▶ **Exercise details**
Scan the data below for the string "chart". Copy every line where it appears.

▶ **Data supplied**
▬▬▬▬▬▬

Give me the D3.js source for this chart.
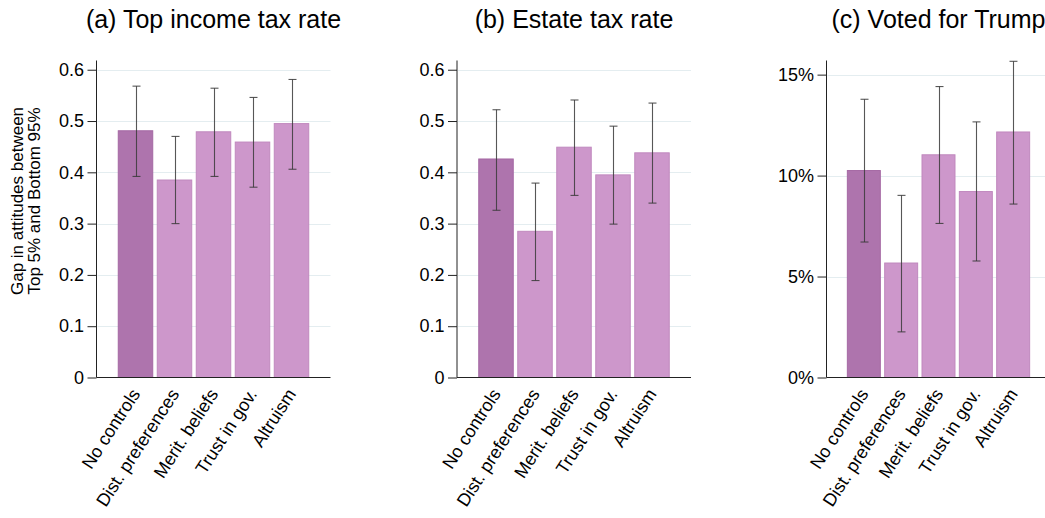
<!DOCTYPE html>
<html>
<head>
<meta charset="utf-8">
<script src="https://cdn.jsdelivr.net/npm/d3@7"></script>
<style>
  html, body { margin: 0; padding: 0; background: #fff; }
  svg { display: block; }
  text { font-family: "Liberation Sans", Arial, sans-serif; fill: #000; }
</style>
</head>
<body>
<svg id="chart" width="1045" height="518"></svg>
<script>
const categories = ["No controls", "Dist. preferences", "Merit. beliefs", "Trust in gov.", "Altruism"];

const titles = ["(a) Top income tax rate", "(b) Estate tax rate", "(c) Voted for Trump"];

const incomeValues = [0.481, 0.385, 0.479, 0.459, 0.495];
const incomeLow    = [0.392, 0.300, 0.392, 0.371, 0.406];
const incomeHigh   = [0.568, 0.470, 0.564, 0.546, 0.581];

const estateValues = [0.426, 0.285, 0.449, 0.395, 0.438];
const estateLow    = [0.326, 0.189, 0.355, 0.299, 0.340];
const estateHigh   = [0.522, 0.379, 0.541, 0.490, 0.535];

const trumpValues = [10.25, 5.67, 11.03, 9.21, 12.16];
const trumpLow    = [6.71, 2.26, 7.63, 5.77, 8.59];
const trumpHigh   = [13.78, 9.02, 14.41, 12.66, 15.66];

const rateTicks = [0, 0.1, 0.2, 0.3, 0.4, 0.5, 0.6];
const rateTickLabels = ["0", "0.1", "0.2", "0.3", "0.4", "0.5", "0.6"];
const pctTicks = [0, 5, 10, 15];
const pctTickLabels = ["0%", "5%", "10%", "15%"];

const yAxisLabel = ["Gap in attitudes between", "Top 5% and Bottom 95%"];

const panels = [
  { title: titles[0], values: incomeValues, low: incomeLow, high: incomeHigh,
    ticks: rateTicks, tickLabels: rateTickLabels, yMax: 0.618, x0: 96.5, x1: 330.5 },
  { title: titles[1], values: estateValues, low: estateLow, high: estateHigh,
    ticks: rateTicks, tickLabels: rateTickLabels, yMax: 0.618, x0: 457, x1: 691 },
  { title: titles[2], values: trumpValues, low: trumpLow, high: trumpHigh,
    ticks: pctTicks, tickLabels: pctTickLabels, yMax: 15.7, x0: 826.5, x1: 1050.5 }
];

const svg = d3.select("#chart");
const yBottom = 377.5, yTop = 60.5;
const darkFill = "#ae74ad", darkStroke = "#a468a3";
const lightFill = "#cd97cb", lightStroke = "#c088be";

panels.forEach((p, pi) => {
  const g = svg.append("g");
  const x = d3.scaleBand().domain(categories).range([p.x0, p.x1])
    .paddingInner(0.09).paddingOuter(0.545);
  const y = d3.scaleLinear().domain([0, p.yMax]).range([yBottom, yTop]);

  // gridlines
  g.append("g").selectAll("line").data(p.ticks.filter(t => t > 0)).join("line")
    .attr("x1", p.x0 + 1).attr("x2", p.x1)
    .attr("y1", d => Math.round(y(d)) + 0.5).attr("y2", d => Math.round(y(d)) + 0.5)
    .attr("stroke", "#e4edf0").attr("stroke-width", 1);

  // bars
  g.append("g").selectAll("rect").data(p.values).join("rect")
    .attr("x", (d, i) => x(categories[i]) + 0.5)
    .attr("width", x.bandwidth() - 1)
    .attr("y", d => y(d))
    .attr("height", d => yBottom - y(d))
    .attr("fill", (d, i) => i === 0 ? darkFill : lightFill)
    .attr("stroke", (d, i) => i === 0 ? darkStroke : lightStroke)
    .attr("stroke-width", 1);

  // error bars
  const eb = g.append("g").attr("stroke", "#3a3a3a").attr("stroke-opacity", 0.85).attr("stroke-width", 1.1);
  p.values.forEach((v, i) => {
    const cx = Math.round(x(categories[i]) + x.bandwidth() / 2) + 0.5;
    const yl = y(p.low[i]), yh = y(p.high[i]);
    eb.append("line").attr("x1", cx).attr("x2", cx).attr("y1", yl).attr("y2", yh);
    eb.append("line").attr("x1", cx - 4).attr("x2", cx + 4).attr("y1", yl).attr("y2", yl);
    eb.append("line").attr("x1", cx - 4).attr("x2", cx + 4).attr("y1", yh).attr("y2", yh);
  });

  // y axis
  const yAxis = d3.axisLeft(y).tickValues(p.ticks)
    .tickFormat((d, i) => p.tickLabels[i]).tickSize(9).tickPadding(3.5);
  const ya = g.append("g").attr("transform", `translate(${p.x0},0)`).call(yAxis);
  ya.select(".domain").attr("stroke", "#222").attr("d", `M0,${yTop}V${yBottom}`);
  ya.selectAll(".tick line").attr("stroke", "#222");
  ya.selectAll(".tick text").attr("font-size", 18).attr("fill", "#000")
    .attr("font-family", "Liberation Sans, Arial, sans-serif");

  // x axis
  const xAxis = d3.axisBottom(x).tickSize(0).tickFormat("");
  const xa = g.append("g").attr("transform", `translate(0,${yBottom})`).call(xAxis);
  xa.select(".domain").attr("stroke", "#222").attr("d", `M${p.x0},0H${p.x1}`);

  // x labels
  g.append("g").selectAll("text").data(categories).join("text")
    .attr("transform", d => `translate(${x(d) + x.bandwidth() / 2},${yBottom + 13}) rotate(-57)`)
    .attr("text-anchor", "end")
    .attr("dy", "0.35em")
    .attr("font-size", 18)
    .text(d => d);

  // title
  g.append("text")
    .attr("x", (p.x0 + p.x1) / 2).attr("y", 28)
    .attr("text-anchor", "middle").attr("font-size", 25)
    .text(p.title);
});

// y axis label
const yl = svg.append("text")
  .attr("transform", "translate(0,201) rotate(-90)")
  .attr("text-anchor", "middle").attr("font-size", 17);
yl.append("tspan").attr("x", 0).attr("y", 23).text(yAxisLabel[0]);
yl.append("tspan").attr("x", 0).attr("y", 40).text(yAxisLabel[1]);
</script>
</body>
</html>
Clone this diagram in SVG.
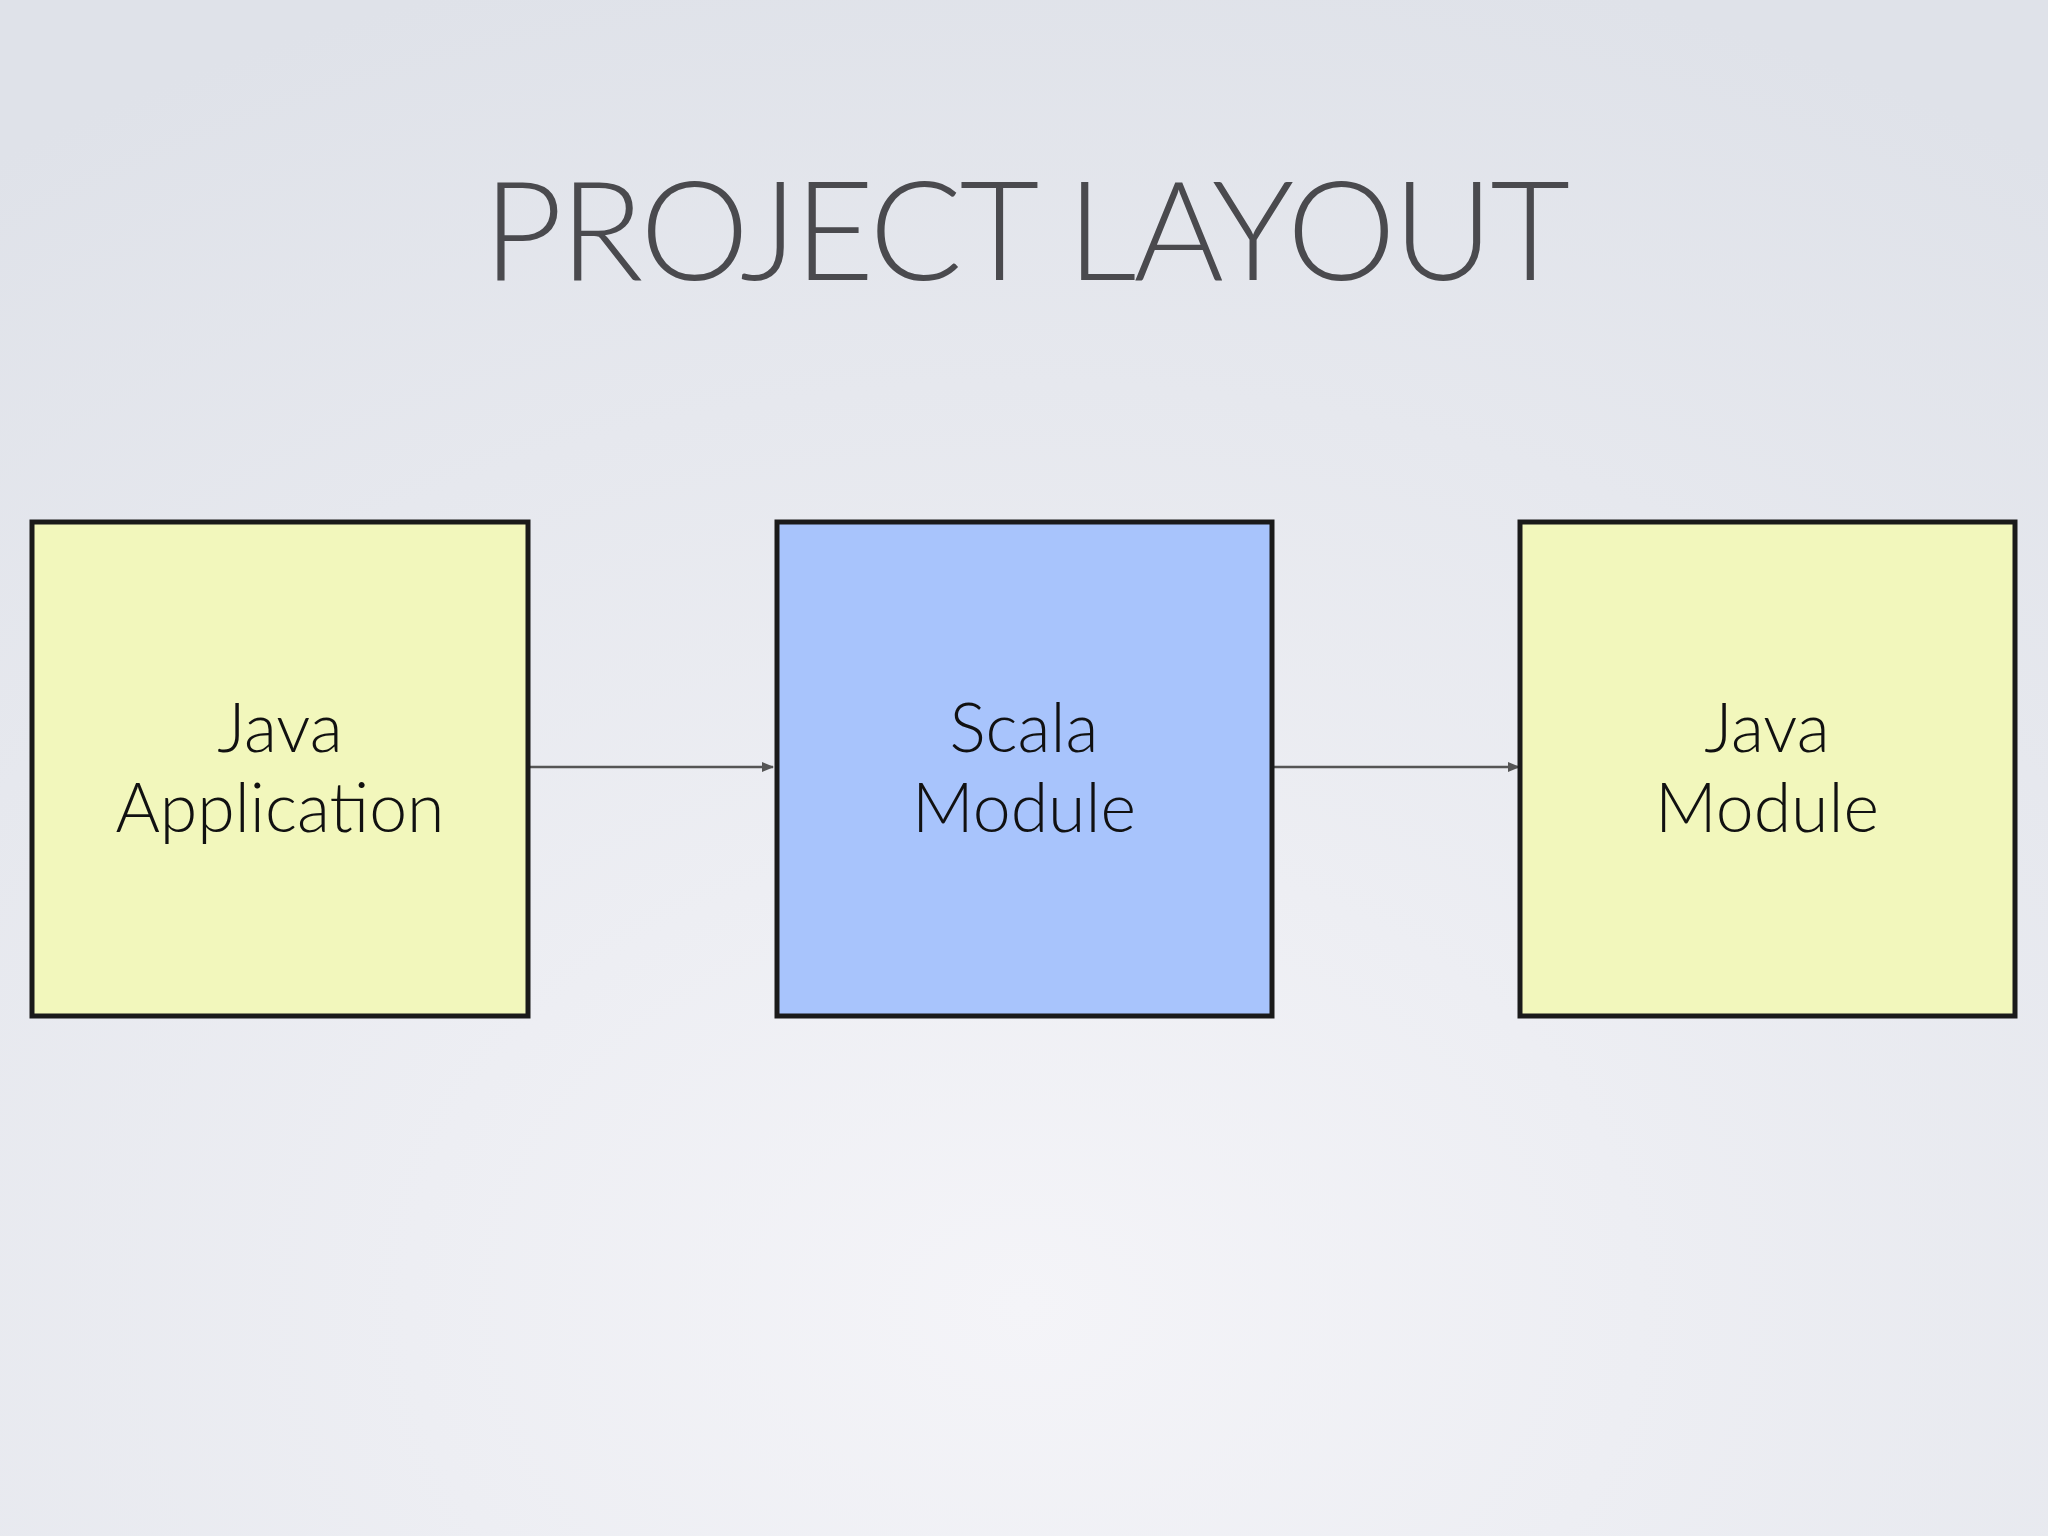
<svg xmlns="http://www.w3.org/2000/svg" width="2048" height="1536" viewBox="0 0 2048 1536">
<defs>
<radialGradient id="bg" cx="0.5" cy="0.85" r="0.9">
<stop offset="0" stop-color="#f4f4f8"/>
<stop offset="1" stop-color="#dfe2e9"/>
</radialGradient>
<marker id="ah" markerWidth="12" markerHeight="10" refX="11" refY="5" orient="auto" markerUnits="userSpaceOnUse">
<path d="M0,0 L12,5 L0,10 Z" fill="#555"/>
</marker>
<style>
.box{stroke:#1a1a1a;stroke-width:5}
.y{fill:#f2f7bc}
.b{fill:#a8c4fc}
.t{font-family:Lato,"Liberation Sans",sans-serif;font-weight:300;fill:#111;font-size:68px;text-anchor:middle}
.c{stroke:#555;stroke-width:2.5;fill:none}
</style>
</defs>
<rect width="2048" height="1536" fill="url(#bg)"/>
<text x="1025" y="280" font-family="Lato,'Liberation Sans',sans-serif" font-weight="300" font-size="138" fill="#4a4a4e" text-anchor="middle" letter-spacing="-3">PROJECT LAYOUT</text>
<g id="connectors">
<line class="c" x1="528" y1="767" x2="773" y2="767" marker-end="url(#ah)"/>
<line class="c" x1="1273" y1="767" x2="1519" y2="767" marker-end="url(#ah)"/>
</g>
<g id="java-app">
<rect class="box y" x="32" y="522" width="496" height="494"/>
<text class="t" x="280" y="752">Java</text>
<text class="t" x="280" y="832">Application</text>
</g>
<g id="scala-module">
<rect class="box b" x="777" y="522" width="495" height="494"/>
<text class="t" x="1024" y="752">Scala</text>
<text class="t" x="1024" y="832">Module</text>
</g>
<g id="java-module">
<rect class="box y" x="1520" y="522" width="495" height="494"/>
<text class="t" x="1767" y="752">Java</text>
<text class="t" x="1767" y="832">Module</text>
</g>
</svg>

▬▬▬▬▬▬

▶ **Solved problem**
Give me the D3.js source for this chart.
<svg id="chart" width="1045" height="518"></svg>
const svg = d3.select("#chart");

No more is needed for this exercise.